Multiple R-squared, The R2 value is a measure of how close our data are to the linear regression model. R2 values are always between 0 and 1.Numbers closer to 1 represent well-fitting models. In our case the R2 value is 0.6511 which is close to 1 hence which means our data fits the linear regression model.

A higher F-statistic value indicates that there is relationship between the independent & depedent(response) variable that we are testing.
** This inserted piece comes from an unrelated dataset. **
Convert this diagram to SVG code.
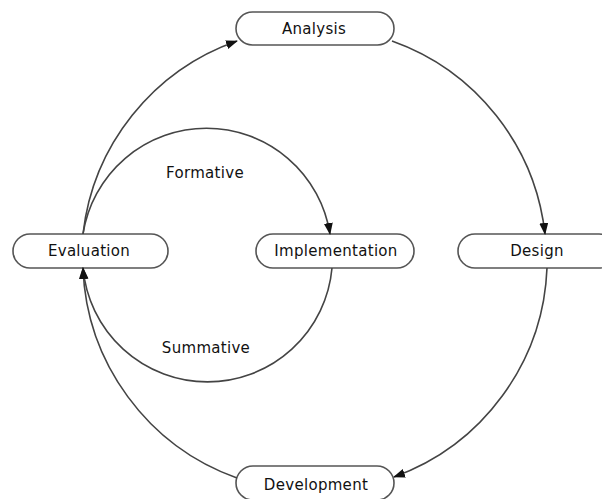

In our case the value seems to be quiet high hence we can safely assume that our variables have a linear relationship.

Let’s have a look at our model fitted to our data for Speed and Dist by using ggplot function.

ggplot(data = cars, aes(x = cars$speed, y = cars$dist)) +
geom_point() +
stat_smooth(method = "lm", col = "dodgerblue3") +
theme(panel.background = element_rect(fill = "white"),
axis.line.x=element_line(),
axis.line.y=element_line()) +
ggtitle("Linear Model Fitted to Data")

Residual Analysis

ggplot(model1, aes(.fitted, .resid)) + 
  geom_point(color = "red", size=1) +
  stat_smooth(method = "lm", col = "dodgerblue3") +
  labs(title = "Fitted Values vs Residuals") +
  labs(x = "Fitted Values") +
  labs(y = "Residuals")

The plot below shows that the residuals look uniformly distributed around zero. The residuals appear to be uniformly scattered above and below zero, with few outliers.

qqnorm(resid(model1))
qqline(resid(model1))

Conclusion :- We can say that Speed & Dist are linearly related, but there can be other factors are which might influence the relationship which need to be explored.